GOAL: Without the images, write out the whole listing exactly.

## Start

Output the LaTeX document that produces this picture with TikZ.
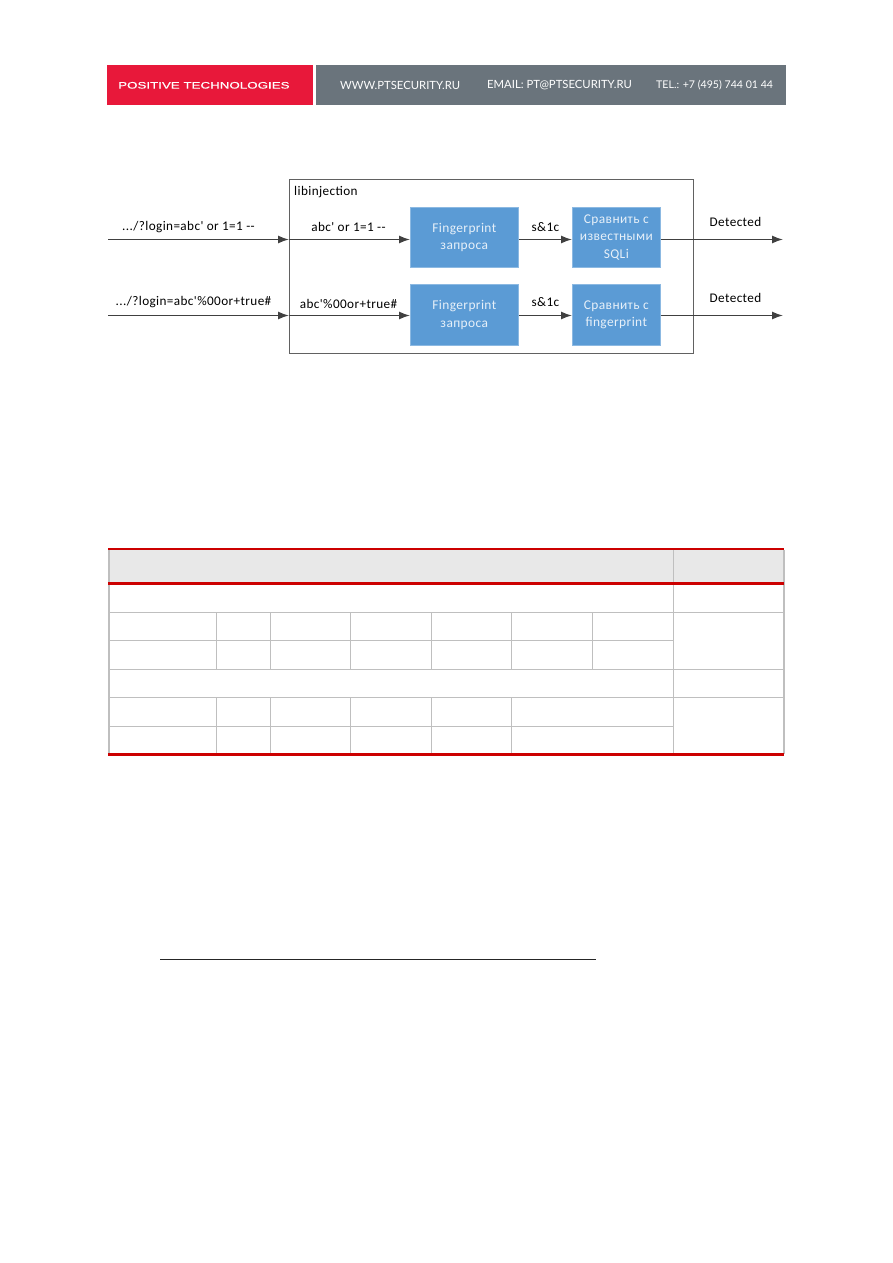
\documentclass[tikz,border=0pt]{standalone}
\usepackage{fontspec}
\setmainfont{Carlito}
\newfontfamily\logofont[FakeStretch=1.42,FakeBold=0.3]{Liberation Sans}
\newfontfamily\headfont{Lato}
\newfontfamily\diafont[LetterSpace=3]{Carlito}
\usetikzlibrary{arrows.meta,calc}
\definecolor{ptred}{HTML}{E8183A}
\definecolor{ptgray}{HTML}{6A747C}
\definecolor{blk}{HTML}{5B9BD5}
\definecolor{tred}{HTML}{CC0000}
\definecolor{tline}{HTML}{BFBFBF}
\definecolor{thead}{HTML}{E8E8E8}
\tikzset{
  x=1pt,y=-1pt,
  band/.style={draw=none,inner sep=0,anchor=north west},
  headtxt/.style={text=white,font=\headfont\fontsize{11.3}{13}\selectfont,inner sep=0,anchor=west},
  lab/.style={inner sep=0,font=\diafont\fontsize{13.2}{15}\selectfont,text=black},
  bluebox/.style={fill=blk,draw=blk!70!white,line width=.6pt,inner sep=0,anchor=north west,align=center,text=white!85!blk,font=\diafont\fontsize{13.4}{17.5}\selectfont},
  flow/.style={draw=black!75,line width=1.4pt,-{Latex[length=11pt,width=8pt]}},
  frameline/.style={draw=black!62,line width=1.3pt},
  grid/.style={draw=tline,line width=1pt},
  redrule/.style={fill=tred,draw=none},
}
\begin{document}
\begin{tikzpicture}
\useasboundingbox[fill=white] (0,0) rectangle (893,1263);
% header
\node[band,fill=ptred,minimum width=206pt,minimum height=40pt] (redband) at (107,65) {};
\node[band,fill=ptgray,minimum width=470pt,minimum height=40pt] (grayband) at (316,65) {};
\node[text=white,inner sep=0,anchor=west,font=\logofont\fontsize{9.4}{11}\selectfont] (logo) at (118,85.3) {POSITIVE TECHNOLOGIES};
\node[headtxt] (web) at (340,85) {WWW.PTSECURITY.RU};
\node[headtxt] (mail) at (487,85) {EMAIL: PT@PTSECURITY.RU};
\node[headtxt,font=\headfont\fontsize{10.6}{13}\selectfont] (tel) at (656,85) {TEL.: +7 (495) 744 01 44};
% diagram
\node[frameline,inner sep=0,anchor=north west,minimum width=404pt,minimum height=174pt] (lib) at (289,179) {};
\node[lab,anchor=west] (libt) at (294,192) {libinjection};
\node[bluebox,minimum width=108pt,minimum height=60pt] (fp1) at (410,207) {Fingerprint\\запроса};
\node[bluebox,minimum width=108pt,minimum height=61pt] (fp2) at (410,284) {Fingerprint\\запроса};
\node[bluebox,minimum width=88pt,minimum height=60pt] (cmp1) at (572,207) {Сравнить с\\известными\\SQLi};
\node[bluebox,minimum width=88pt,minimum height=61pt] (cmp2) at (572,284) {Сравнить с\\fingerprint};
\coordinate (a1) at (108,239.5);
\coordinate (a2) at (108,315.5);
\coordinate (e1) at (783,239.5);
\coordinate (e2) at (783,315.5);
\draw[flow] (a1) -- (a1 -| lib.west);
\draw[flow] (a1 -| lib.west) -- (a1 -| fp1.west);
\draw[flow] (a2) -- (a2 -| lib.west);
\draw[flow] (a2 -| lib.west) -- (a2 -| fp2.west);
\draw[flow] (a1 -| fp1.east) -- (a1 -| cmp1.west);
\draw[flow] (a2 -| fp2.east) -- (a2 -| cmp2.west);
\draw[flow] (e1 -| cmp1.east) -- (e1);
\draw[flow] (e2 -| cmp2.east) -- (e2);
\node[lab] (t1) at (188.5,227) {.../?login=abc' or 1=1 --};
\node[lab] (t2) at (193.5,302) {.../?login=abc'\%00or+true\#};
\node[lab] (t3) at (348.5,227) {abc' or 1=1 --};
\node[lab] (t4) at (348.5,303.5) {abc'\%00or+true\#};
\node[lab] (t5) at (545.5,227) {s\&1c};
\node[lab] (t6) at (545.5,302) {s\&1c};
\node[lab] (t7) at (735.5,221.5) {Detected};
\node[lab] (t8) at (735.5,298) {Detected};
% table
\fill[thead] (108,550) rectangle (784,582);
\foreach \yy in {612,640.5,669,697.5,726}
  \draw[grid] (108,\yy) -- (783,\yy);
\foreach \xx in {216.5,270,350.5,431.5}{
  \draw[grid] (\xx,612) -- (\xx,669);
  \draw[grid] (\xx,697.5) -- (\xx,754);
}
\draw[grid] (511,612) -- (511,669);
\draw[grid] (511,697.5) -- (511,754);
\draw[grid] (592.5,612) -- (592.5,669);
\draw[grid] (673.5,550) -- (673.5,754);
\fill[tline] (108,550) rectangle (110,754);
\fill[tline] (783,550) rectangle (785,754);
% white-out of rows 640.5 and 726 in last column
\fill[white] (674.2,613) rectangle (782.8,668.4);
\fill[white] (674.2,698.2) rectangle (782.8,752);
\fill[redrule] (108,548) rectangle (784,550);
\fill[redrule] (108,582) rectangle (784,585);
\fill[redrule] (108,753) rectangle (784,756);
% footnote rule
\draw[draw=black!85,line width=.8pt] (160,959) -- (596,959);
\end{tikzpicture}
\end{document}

## End

CORRECT ANSWER:
Output the LaTeX document that produces this picture with TikZ.
\documentclass[tikz,border=0pt]{standalone}
\usepackage{fontspec}
\setmainfont{Carlito}
\newfontfamily\logofont[FakeStretch=1.42,FakeBold=0.3]{Liberation Sans}
\newfontfamily\headfont{Lato}
\newfontfamily\diafont[LetterSpace=3]{Carlito}
\usetikzlibrary{arrows.meta,calc}
\definecolor{ptred}{HTML}{E8183A}
\definecolor{ptgray}{HTML}{6A747C}
\definecolor{blk}{HTML}{5B9BD5}
\definecolor{tred}{HTML}{CC0000}
\definecolor{tline}{HTML}{BFBFBF}
\definecolor{thead}{HTML}{E8E8E8}
\tikzset{
  x=1pt,y=-1pt,
  band/.style={draw=none,inner sep=0,anchor=north west},
  headtxt/.style={text=white,font=\headfont\fontsize{11.3}{13}\selectfont,inner sep=0,anchor=west},
  lab/.style={inner sep=0,font=\diafont\fontsize{13.2}{15}\selectfont,text=black},
  bluebox/.style={fill=blk,draw=blk!70!white,line width=.6pt,inner sep=0,anchor=north west,align=center,text=white!85!blk,font=\diafont\fontsize{13.4}{17.5}\selectfont},
  flow/.style={draw=black!75,line width=1.4pt,-{Latex[length=11pt,width=8pt]}},
  frameline/.style={draw=black!62,line width=1.3pt},
  grid/.style={draw=tline,line width=1pt},
  redrule/.style={fill=tred,draw=none},
}
\begin{document}
\begin{tikzpicture}
\useasboundingbox[fill=white] (0,0) rectangle (893,1263);
% header
\node[band,fill=ptred,minimum width=206pt,minimum height=40pt] (redband) at (107,65) {};
\node[band,fill=ptgray,minimum width=470pt,minimum height=40pt] (grayband) at (316,65) {};
\node[text=white,inner sep=0,anchor=west,font=\logofont\fontsize{9.4}{11}\selectfont] (logo) at (118,85.3) {POSITIVE TECHNOLOGIES};
\node[headtxt] (web) at (340,85) {WWW.PTSECURITY.RU};
\node[headtxt] (mail) at (487,85) {EMAIL: PT@PTSECURITY.RU};
\node[headtxt,font=\headfont\fontsize{10.6}{13}\selectfont] (tel) at (656,85) {TEL.: +7 (495) 744 01 44};
% diagram
\node[frameline,inner sep=0,anchor=north west,minimum width=404pt,minimum height=174pt] (lib) at (289,179) {};
\node[lab,anchor=west] (libt) at (294,192) {libinjection};
\node[bluebox,minimum width=108pt,minimum height=60pt] (fp1) at (410,207) {Fingerprint\\запроса};
\node[bluebox,minimum width=108pt,minimum height=61pt] (fp2) at (410,284) {Fingerprint\\запроса};
\node[bluebox,minimum width=88pt,minimum height=60pt] (cmp1) at (572,207) {Сравнить с\\известными\\SQLi};
\node[bluebox,minimum width=88pt,minimum height=61pt] (cmp2) at (572,284) {Сравнить с\\fingerprint};
\coordinate (a1) at (108,239.5);
\coordinate (a2) at (108,315.5);
\coordinate (e1) at (783,239.5);
\coordinate (e2) at (783,315.5);
\draw[flow] (a1) -- (a1 -| lib.west);
\draw[flow] (a1 -| lib.west) -- (a1 -| fp1.west);
\draw[flow] (a2) -- (a2 -| lib.west);
\draw[flow] (a2 -| lib.west) -- (a2 -| fp2.west);
\draw[flow] (a1 -| fp1.east) -- (a1 -| cmp1.west);
\draw[flow] (a2 -| fp2.east) -- (a2 -| cmp2.west);
\draw[flow] (e1 -| cmp1.east) -- (e1);
\draw[flow] (e2 -| cmp2.east) -- (e2);
\node[lab] (t1) at (188.5,227) {.../?login=abc' or 1=1 --};
\node[lab] (t2) at (193.5,302) {.../?login=abc'\%00or+true\#};
\node[lab] (t3) at (348.5,227) {abc' or 1=1 --};
\node[lab] (t4) at (348.5,303.5) {abc'\%00or+true\#};
\node[lab] (t5) at (545.5,227) {s\&1c};
\node[lab] (t6) at (545.5,302) {s\&1c};
\node[lab] (t7) at (735.5,221.5) {Detected};
\node[lab] (t8) at (735.5,298) {Detected};
% table
\fill[thead] (108,550) rectangle (784,582);
\foreach \yy in {612,640.5,669,697.5,726}
  \draw[grid] (108,\yy) -- (783,\yy);
\foreach \xx in {216.5,270,350.5,431.5}{
  \draw[grid] (\xx,612) -- (\xx,669);
  \draw[grid] (\xx,697.5) -- (\xx,754);
}
\draw[grid] (511,612) -- (511,669);
\draw[grid] (511,697.5) -- (511,754);
\draw[grid] (592.5,612) -- (592.5,669);
\draw[grid] (673.5,550) -- (673.5,754);
\fill[tline] (108,550) rectangle (110,754);
\fill[tline] (783,550) rectangle (785,754);
% white-out of rows 640.5 and 726 in last column
\fill[white] (674.2,613) rectangle (782.8,668.4);
\fill[white] (674.2,698.2) rectangle (782.8,752);
\fill[redrule] (108,548) rectangle (784,550);
\fill[redrule] (108,582) rectangle (784,585);
\fill[redrule] (108,753) rectangle (784,756);
% footnote rule
\draw[draw=black!85,line width=.8pt] (160,959) -- (596,959);
\end{tikzpicture}
\end{document}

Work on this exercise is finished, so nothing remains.